Slippery roads, torrential rain and heavy fog are just some of the culprits for winter road crashes, and while you can't control the conditions, the Bay of Plenty Regional Council is proving you can take control of your safety.

Teaming up with the NZ Transport Agency, Rotorua Lakes Council and Waiariki Bay of Plenty Polytech, a Pit Stop was recently held to empower drivers with the simple skills to give their vehicle a quick TWIRL inspection (tyres, windscreen, indicators, rust, lights) to ensure it's safe before getting on the road.

Transport Agency certification officer, Andrew Lister said winter was such a critical time to ensure your vehicle was safe, due to the hazardous weather conditions.

"It's the driver's responsibility to ensure their vehicle is safe. Giving your vehicle a TWIRL is as simple as walking around it to check the tyres, windscreen, indicators, rust and lights - anyone can do it.

"A lot of vehicle issues go unnoticed when driving around town, but can become a major hazard on the open road, putting yourself and others at risk.

"It's good practice to give your vehicle a TWIRL once every three months, and also before you go on a big trip," he said.

The recent Pit Stop was the third in Rotorua this winter and was held at the Waiariki Bay of Plenty Polytech Automotive Retail Workshop.

Waiariki Bay of Plenty Polytech automotive engineering lecturer Scott Hearn got on board to give his automotive students real life inspection training, and to expose Waiariki students to the initiative.

"Enthusiasm on the day was high and we had had six students completing the TWIRL inspections.

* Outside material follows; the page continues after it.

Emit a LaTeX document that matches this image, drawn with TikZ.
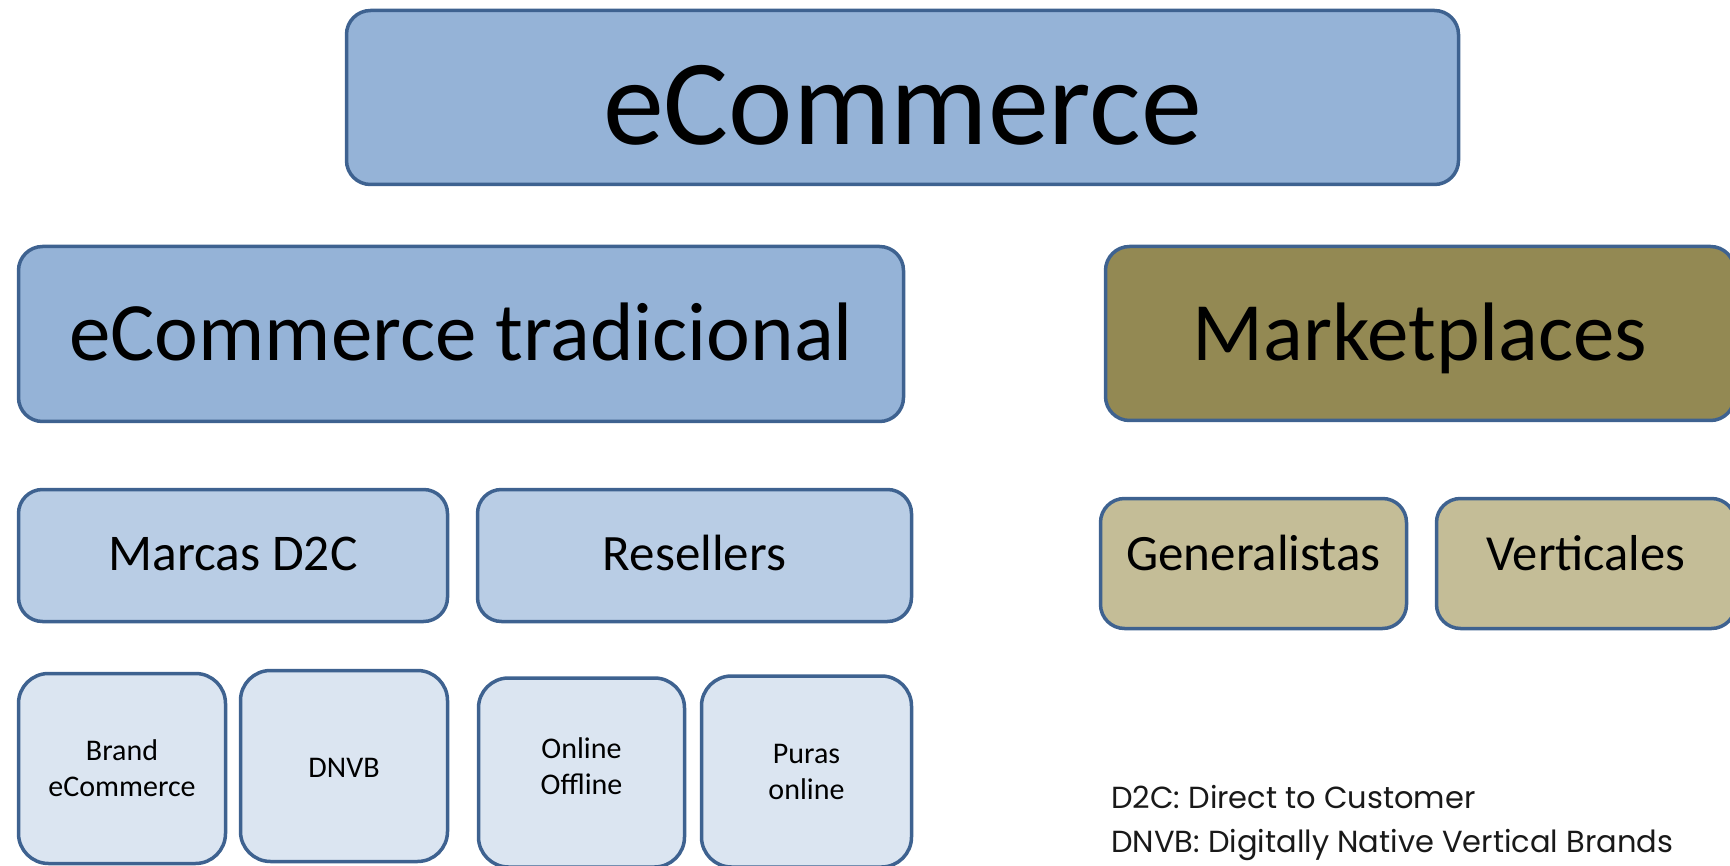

It was a great opportunity for our students to gain experience, and equally for the students and the public to learn about vehicle safety.

"A lot of people, particularly first-time vehicle owners, don't know the ins and outs of their vehicle, so having students involved in the Pit Stop was a great idea. It was also really timely now that warrant of fitness inspection requirements have been extended.

"While a warrant of fitness inspection is a thorough check of a vehicle, it only ensures its safety at the time - there's a long period where things can go unnoticed so it's vital to do a check yourself.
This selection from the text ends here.